历朝历代皇帝,如果能真正委心于国事,取决于事理,则宦官也就没有可以得逞的地方;反之,如果遇到荒诞多欲的皇帝,置国事于不顾,唯声色等私欲之自娱,那时候,襄理国政的宰辅之臣自然疏远于朝,而宦官就开始仗着宠信进行权力的窃取。
《明夷待访录·阉宦下》云:“阉宦之如毒药猛兽,数千年以来,人尽知之矣,乃卒遭其裂肝碎首者,易故哉?岂无法以制之与?则由于人主之多欲也。”
明代宦祸虽然肇始于明成祖朱棣,但在明英宗、明武宗、明熹宗这三位皇帝身上才逐渐壮大,以至于最后吞噬整个国家。
比如英宗正统二年,太皇太后本来想要杀死王振以安定国家社稷,而明英宗却跪下来替王振请免。英宗九岁即位,或谓年幼无知,不能辨别善恶,故舍弃阁臣而宠信宦官王振,但是正统十一年(1446年)杨溥死的时候,英宗已经满了二十岁,不得再说无知了,却依然信用王振,乃至于统军出征,其间虽然有廷臣、内侍等忠良之臣劝言,不仅听不进去,反而将忠良之臣处以极刑。等到英宗兵败去草原留学的时候,追悔之余,不惟不自反省,反而说出“振未败时,群臣无肯言者,今日皆归罪于我。”这样不负责任的话。
明武宗爱以狗马等物自娱自乐,刘瑾就和其他八人当狗马鹰犬日日夜夜歌舞角抵以娱乐皇帝。明熹宗也以此为乐,魏忠贤经常引导皇帝为倡优声伎狗马射猎,朝臣疏谏,皇帝非惟不听,还要求“明年增至万人,证炮喧震内外”。
上述足以妨害国家根基之事,宦官投其所好,阁臣反常劝阻,故而每次碰到多欲昏庸皇帝,自然远阁臣而就宦官。
三、就阁臣与宦官之习气而言,宦官出身奴隶,阁臣则出身儒士。奴隶中虽亦不乏善良之辈,但是更多的是奴颜婢膝,不择手段。阁臣中虽亦有逢迎阿谀之徒,然多数讲求正道,有所顾忌。以故,二者相争,阁臣失败概率更大。
即使明代掌权之宰辅,如张居正者,亦须与中官冯保结合,借其力量而掌大权。
四、就内阁制度而言,明代宦官窃权,最大之原因,在于制度不善。明仁宗之后后,内阁职权虽然因为票拟的权力而越来越大,其他方面却又因票拟权力而导致宦官干政。当时票拟,是推行政令有效方式之一,票拟虽然由内阁主要负责,最终批准取决于皇帝,然而内阁与皇帝间的公文往还,却是由宦官来进行传递的。

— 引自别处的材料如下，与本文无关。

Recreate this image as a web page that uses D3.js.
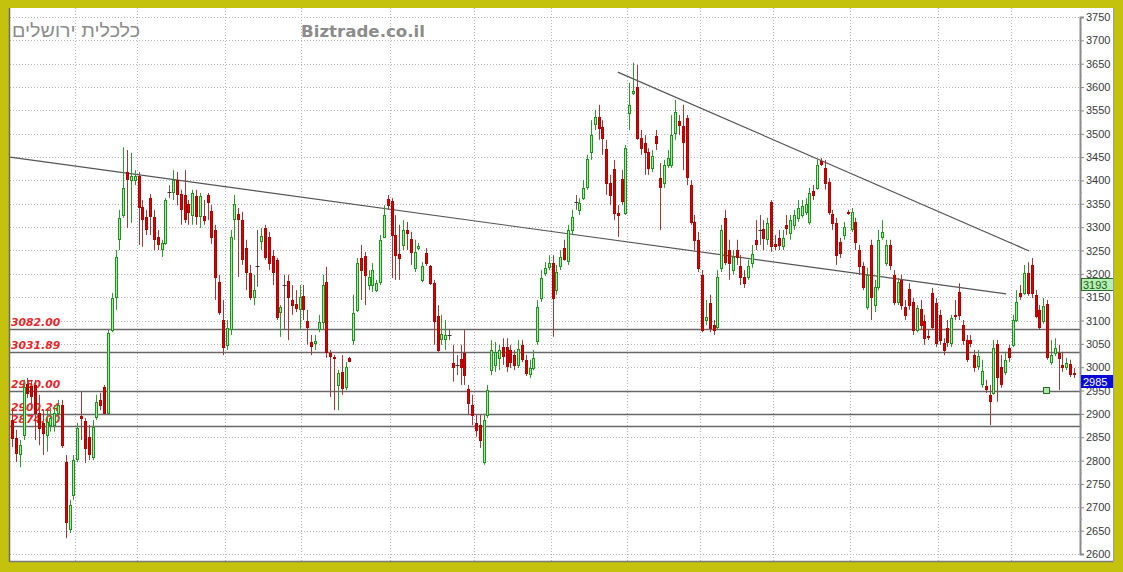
<!DOCTYPE html>
<html>
<head>
<meta charset="utf-8">
<script src="https://cdn.jsdelivr.net/npm/d3@7"></script>
<style>
  html, body { margin: 0; padding: 0; background: #c5c20d; }
  svg { display: block; }
</style>
</head>
<body>
<svg id="chart" width="1123" height="572"></svg>
<script>
// Daily OHLC candles (index = trading day)
const open = [2887,2849,2814,2855,2964,2960,2962,2902,2881,2855,2876,2876,2902,2919,2797,2653,2726,2803,2896,2885,2851,2808,2893,2930,2958,2902,3080,3150,3275,3326,3418,3401,3401,3410,3343,3322,3362,3322,3279,3253,3266,3375,3375,3401,3371,3369,3350,3326,3367,3324,3324,3369,3335,3294,3182,3101,3048,3082,3318,3328,3315,3255,3202,3150,3217,3270,3298,3279,3238,3230,3118,3176,3185,3144,3135,3125,3153,3099,3054,3052,3082,3097,3182,3031,3022,2962,2990,2958,3020,3058,3123,3234,3238,3176,3176,3165,3182,3279,3360,3356,3283,3242,3262,3294,3275,3213,3255,3187,3245,3217,3180,3110,3060,3060,3069,3009,3005,3018,3031,2953,2919,2881,2876,2797,2898,2994,3005,3020,3043,3043,3037,3026,3005,3048,3016,2986,2998,3056,3148,3202,3215,3223,3165,3217,3255,3228,3294,3354,3337,3362,3386,3461,3521,3536,3514,3467,3394,3424,3330,3403,3330,3544,3587,3600,3491,3480,3461,3427,3495,3405,3394,3433,3433,3502,3527,3517,3534,3390,3311,3273,3198,3101,3138,3090,3086,3213,3320,3251,3208,3251,3217,3193,3193,3223,3273,3294,3296,3275,3354,3264,3277,3260,3305,3287,3305,3320,3326,3333,3311,3377,3384,3442,3427,3397,3328,3309,3268,3283,3333,3296,3311,3251,3217,3129,3262,3133,3172,3279,3223,3262,3198,3140,3187,3129,3167,3140,3080,3125,3099,3067,3159,3138,3112,3052,3084,3052,3112,3161,3090,3058,3058,3026,3003,2964,2960,2941,2945,3050,3000,2990,3041,3048,3101,3159,3159,3202,3219,3155,3123,3099,3135,3011,3031,3031,3005,3000,3007,2988];
const high = [2913,2866,2844,2973,2977,2973,2973,2941,2908,2908,2913,2919,2930,2930,2812,2716,2812,2881,2947,2891,2876,2887,2941,2945,2962,3080,3159,3251,3337,3471,3465,3459,3422,3418,3358,3337,3371,3337,3294,3273,3362,3390,3422,3418,3380,3422,3358,3380,3380,3373,3358,3373,3347,3305,3198,3144,3101,3294,3369,3341,3333,3273,3219,3198,3294,3298,3305,3290,3251,3234,3133,3198,3198,3176,3165,3176,3176,3123,3069,3069,3112,3198,3215,3037,3026,2994,3026,3011,3022,3155,3234,3262,3247,3208,3223,3187,3283,3347,3369,3362,3326,3305,3315,3311,3290,3273,3266,3225,3255,3219,3187,3133,3112,3101,3080,3048,3026,3048,3080,2962,2941,2898,2898,2898,2962,3058,3054,3048,3062,3062,3048,3037,3058,3058,3026,3016,3037,3144,3208,3225,3240,3240,3219,3251,3273,3305,3337,3369,3362,3401,3455,3529,3551,3562,3529,3487,3412,3444,3347,3422,3476,3609,3652,3647,3508,3497,3469,3465,3508,3437,3444,3465,3540,3572,3540,3562,3540,3401,3326,3290,3208,3144,3155,3101,3208,3305,3337,3273,3251,3273,3240,3208,3230,3262,3315,3326,3315,3320,3358,3283,3294,3294,3326,3326,3337,3358,3358,3362,3384,3390,3444,3448,3444,3405,3337,3320,3277,3311,3337,3341,3320,3262,3225,3213,3273,3187,3294,3315,3273,3273,3208,3191,3198,3144,3180,3148,3133,3144,3112,3080,3170,3148,3123,3062,3101,3112,3144,3180,3101,3069,3069,3037,3037,3016,2973,2962,3058,3058,3026,3033,3048,3112,3165,3176,3219,3225,3234,3165,3133,3148,3144,3058,3062,3048,3033,3020,3016,2998];
const low = [2829,2797,2786,2844,2934,2908,2844,2833,2812,2819,2862,2862,2887,2827,2634,2645,2716,2797,2844,2795,2801,2801,2887,2908,2900,2900,3075,3123,3251,3320,3298,3309,3390,3262,3258,3283,3283,3251,3251,3236,3262,3362,3358,3347,3305,3309,3305,3305,3305,3298,3305,3315,3264,3144,3112,3026,3037,3069,3273,3193,3219,3165,3144,3133,3172,3251,3230,3208,3176,3101,3065,3080,3058,3112,3118,3080,3101,3048,3026,3037,3075,3080,3020,2936,2908,2908,2941,2951,3011,3048,3118,3144,3133,3165,3161,3161,3176,3277,3337,3191,3187,3187,3251,3251,3219,3204,3251,3182,3217,3176,3048,3033,3048,3037,3058,2969,2983,2962,2962,2898,2876,2851,2827,2791,2891,2983,2990,2994,3005,2990,2998,2994,2998,3011,2981,2977,2994,3048,3140,3195,3208,3065,3155,3208,3228,3219,3283,3337,3326,3358,3380,3444,3508,3487,3455,3369,3347,3315,3279,3347,3326,3508,3583,3487,3455,3412,3412,3418,3465,3294,3384,3427,3427,3487,3497,3422,3390,3305,3251,3204,3075,3090,3075,3069,3080,3204,3219,3187,3198,3219,3176,3170,3187,3213,3251,3262,3251,3262,3247,3251,3251,3251,3283,3273,3294,3311,3320,3326,3305,3358,3380,3431,3380,3326,3294,3219,3234,3273,3326,3290,3251,3198,3165,3123,3101,3118,3165,3273,3217,3208,3133,3133,3123,3101,3123,3069,3075,3080,3048,3058,3080,3043,3048,3026,3043,3043,3101,3101,3048,3011,3043,2990,2994,2956,2945,2876,2941,2926,2956,2983,3011,3043,3097,3144,3155,3153,3148,3105,3080,3093,3016,3005,3024,2951,2990,2994,2979,2977];
const close = [2849,2817,2833,2958,2945,2938,2902,2870,2860,2883,2891,2902,2919,2833,2669,2705,2801,2870,2891,2827,2814,2872,2926,2919,2902,3073,3148,3236,3320,3384,3403,3410,3410,3343,3318,3296,3324,3275,3264,3266,3358,3375,3401,3371,3339,3318,3333,3373,3324,3367,3315,3354,3279,3193,3118,3043,3084,3279,3350,3318,3232,3204,3150,3165,3217,3281,3236,3223,3204,3108,3129,3176,3150,3133,3127,3150,3125,3086,3045,3056,3097,3176,3033,3024,3020,2988,2956,3000,3013,3116,3223,3208,3198,3193,3208,3180,3273,3326,3347,3283,3240,3234,3294,3287,3247,3247,3260,3217,3223,3180,3099,3037,3071,3069,3069,3000,3005,3000,2983,2923,2898,2866,2844,2887,2951,3037,3033,3037,3024,3003,3011,3005,3039,3018,2988,2998,3020,3129,3191,3213,3223,3148,3204,3236,3232,3294,3322,3354,3352,3384,3446,3497,3536,3512,3491,3394,3369,3330,3326,3356,3469,3562,3591,3491,3469,3461,3427,3452,3480,3386,3433,3448,3497,3547,3519,3482,3407,3311,3273,3213,3080,3108,3084,3080,3193,3294,3225,3223,3236,3236,3193,3180,3217,3242,3264,3294,3277,3309,3260,3260,3262,3277,3298,3315,3326,3341,3345,3350,3373,3369,3433,3435,3394,3333,3309,3240,3245,3300,3330,3333,3268,3217,3172,3198,3150,3172,3273,3290,3262,3219,3140,3182,3133,3112,3133,3080,3127,3090,3062,3065,3086,3052,3058,3037,3054,3105,3110,3112,3058,3018,3052,3000,3024,2992,2953,2928,3041,2979,2964,3016,3022,3101,3140,3153,3202,3159,3159,3110,3086,3131,3022,3026,3041,3020,3000,3009,2986,2985];

// First trading day of each month (vertical grid lines sit just before it)
const monthStarts = [17, 33, 56, 76, 99, 121, 141, 161, 180, 199, 219, 242, 261];

// Price axis
const yTicks = d3.range(2600, 3751, 50);
const yMinorTicks = d3.range(2625, 3751, 50);

// Horizontal support / resistance levels and their captions
const levels = [3082.00, 3031.89, 2950.00, 2900.24, 2874.00];
const levelLabels = ["3082.00", "3031.89", "2950.00", "2900.24", "2874.00"];

// Trend lines as [dayIndex, price] end points
const trendUpper = [[158, 3632], [265.3, 3249]];
const trendLower = [[-0.5, 3450], [259.3, 3157]];

// Value badges on the price axis
const refValue = 3193;
const lastValue = 2985;
const markerPoint = [270, 2950];

const titleHe = "כלכלית ירושלים";
const titleSite = "Biztrade.co.il";

// ---------------------------------------------------------------
const plot = { left: 10, right: 1080, top: 8, bottom: 562 };
const svg = d3.select("#chart");

const n = close.length;
const x = d3.scaleLinear().domain([0, n - 1]).range([12, 1074]);
const y = d3.scaleLinear().domain([2600, 3750]).range([554, 17]);

// white chart area
svg.append("rect").attr("x", plot.left).attr("y", plot.top)
  .attr("width", 1114 - plot.left).attr("height", plot.bottom - plot.top)
  .attr("fill", "#ffffff");

svg.append("defs").append("clipPath").attr("id", "plotClip")
  .append("rect").attr("x", plot.left).attr("y", plot.top)
  .attr("width", plot.right - plot.left).attr("height", plot.bottom - plot.top);

const g = svg.append("g").attr("clip-path", "url(#plotClip)");

// dotted grid
g.append("g").selectAll("line").data(yTicks).join("line")
  .attr("x1", plot.left).attr("x2", plot.right)
  .attr("y1", d => Math.round(y(d)) + 0.5).attr("y2", d => Math.round(y(d)) + 0.5)
  .attr("stroke", "#b8b8b8").attr("stroke-width", 1).attr("stroke-dasharray", "1,2");

g.append("g").selectAll("line").data(monthStarts).join("line")
  .attr("x1", d => Math.round(x(d - 0.5)) + 0.5).attr("x2", d => Math.round(x(d - 0.5)) + 0.5)
  .attr("y1", plot.top).attr("y2", plot.bottom)
  .attr("stroke", "#b8b8b8").attr("stroke-width", 1).attr("stroke-dasharray", "1,2");

// horizontal levels
g.append("g").selectAll("line").data(levels).join("line")
  .attr("x1", plot.left).attr("x2", plot.right)
  .attr("y1", d => Math.round(y(d)) + 0.5).attr("y2", d => Math.round(y(d)) + 0.5)
  .attr("stroke", "#686868").attr("stroke-width", 1.6);

g.append("g").selectAll("text").data(levels).join("text")
  .attr("x", 11).attr("y", d => y(d) - 3)
  .text((d, i) => levelLabels[i])
  .attr("font-family", "DejaVu Sans, Verdana, sans-serif")
  .attr("font-size", 10.8).attr("font-weight", "bold").attr("font-style", "italic")
  .attr("fill", "#e8262a");

// trend lines
const line = d3.line().x(d => x(d[0])).y(d => y(d[1]));
[trendUpper, trendLower].forEach(t => {
  g.append("path").attr("d", line(t)).attr("fill", "none")
    .attr("stroke", "#555").attr("stroke-width", 1.2);
});

// candles
const idx = d3.range(n);
const up = i => close[i] > open[i];
const flat = i => Math.abs(close[i] - open[i]) < 2;

const cg = g.append("g");
cg.selectAll("line.wick").data(idx).join("line")
  .attr("class", "wick")
  .attr("x1", i => Math.round(x(i)) + 0.5).attr("x2", i => Math.round(x(i)) + 0.5)
  .attr("y1", i => y(high[i])).attr("y2", i => y(low[i]))
  .attr("stroke", i => flat(i) ? "#7a5050" : (up(i) ? "#2f9a2f" : "#a33a3a"))
  .attr("stroke-width", 1);

cg.selectAll("rect.body").data(idx.filter(i => !flat(i))).join("rect")
  .attr("class", "body")
  .attr("x", i => Math.round(x(i)) - 0.5)
  .attr("y", i => Math.round(y(Math.max(open[i], close[i]))) + 0.5)
  .attr("width", 2)
  .attr("height", i => Math.max(1, Math.round(y(Math.min(open[i], close[i]))) - Math.round(y(Math.max(open[i], close[i])))))
  .attr("fill", i => up(i) ? "#a6eaa6" : "#d40000")
  .attr("stroke", i => up(i) ? "#1e941e" : "#b00000")
  .attr("stroke-width", 1);

cg.selectAll("line.doji").data(idx.filter(i => flat(i))).join("line")
  .attr("class", "doji")
  .attr("x1", i => Math.round(x(i)) - 1.5).attr("x2", i => Math.round(x(i)) + 2.5)
  .attr("y1", i => Math.round(y(close[i])) + 0.5).attr("y2", i => Math.round(y(close[i])) + 0.5)
  .attr("stroke", "#333").attr("stroke-width", 1);

// marker square on the 2950 level
g.append("rect")
  .attr("x", Math.round(x(markerPoint[0])) - 3.5).attr("y", Math.round(y(markerPoint[1])) - 3.5)
  .attr("width", 6).attr("height", 6)
  .attr("fill", "#a6eaa6").attr("stroke", "#2a6a2a").attr("stroke-width", 1);

// titles
svg.append("text").attr("x", 12).attr("y", 37).text(titleHe)
  .attr("font-family", "Liberation Sans, Arial, sans-serif").attr("font-size", 18)
  .attr("textLength", 128).attr("lengthAdjust", "spacingAndGlyphs")
  .attr("fill", "#8c8c8c");
svg.append("text").attr("x", 301).attr("y", 37).text(titleSite)
  .attr("font-family", "DejaVu Sans, Verdana, sans-serif").attr("font-size", 16)
  .attr("textLength", 124).attr("lengthAdjust", "spacingAndGlyphs")
  .attr("font-weight", "bold").attr("fill", "#8c8c8c");

// price axis on the right
const axis = svg.append("g").attr("transform", `translate(${plot.right},0)`)
  .call(d3.axisRight(y).tickValues(yTicks).tickSize(4).tickPadding(2).tickFormat(d3.format("d")));
axis.select(".domain").attr("stroke", "#8a8a8a").attr("stroke-width", 2);
axis.selectAll(".tick line").attr("stroke", "#8a8a8a");
axis.selectAll(".tick text").attr("fill", "#3a3a3a")
  .attr("font-family", "Liberation Sans, Arial, sans-serif").attr("font-size", 11);

const minor = svg.append("g").attr("transform", `translate(${plot.right},0)`)
  .call(d3.axisRight(y).tickValues(yMinorTicks).tickSize(2).tickFormat(""));
minor.select(".domain").remove();
minor.selectAll(".tick line").attr("stroke", "#9a9a9a");

// badges
function badge(v, fill, stroke, textColor) {
  const top = Math.round(y(v)) + 1.5;
  svg.append("rect").attr("x", plot.right + 1.5).attr("y", top)
    .attr("width", 32).attr("height", 12)
    .attr("fill", fill).attr("stroke", stroke).attr("stroke-width", 1);
  svg.append("text").attr("x", plot.right + 3).attr("y", top + 10)
    .text(d3.format("d")(v))
    .attr("font-family", "Liberation Sans, Arial, sans-serif").attr("font-size", 11)
    .attr("fill", textColor);
}
badge(refValue, "#b4f0b0", "#2d6e2d", "#1d5a1d");
badge(lastValue, "#0a0ad8", "#0a0ad8", "#ffffff");

// frame lines
svg.append("line").attr("x1", 9.5).attr("x2", 9.5).attr("y1", plot.top).attr("y2", plot.bottom)
  .attr("stroke", "#6a6a6a").attr("stroke-width", 1.5);
svg.append("line").attr("x1", 9.5).attr("x2", 1114).attr("y1", plot.bottom - 0.5).attr("y2", plot.bottom - 0.5)
  .attr("stroke", "#7a7a7a").attr("stroke-width", 1.5);
svg.append("line").attr("x1", 1113.5).attr("x2", 1113.5).attr("y1", plot.top).attr("y2", plot.bottom)
  .attr("stroke", "#9a9a9a").attr("stroke-width", 1);
</script>
</body>
</html>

传递公文本为极其平常之事,原不足为患,但由于宦官受到皇帝的宠信,不仅传递奏童,还可以拆阅奏章,对奏章之票拟,按皇帝的意思作成批答,甚至不经皇帝就可以自己御览。比如魏忠贤用事,“旨意多出传奉,径自内批”。
于是传递之职,成为决策之官,或者宦官置票拟于不顾,如刘瑾王振都有矫旨传命的经历。
结果,内阁赞成之事,宦官可以批驳其票拟,内阁不赞成之事,宦官更可以矫诏行之,最后政令之推行,胥视宦官意向而定,因而宦官权力驾乎阁权之上矣。
所以,在明朝,越到后期,司礼监秉笔太监的权力就越比内阁首辅的权力大。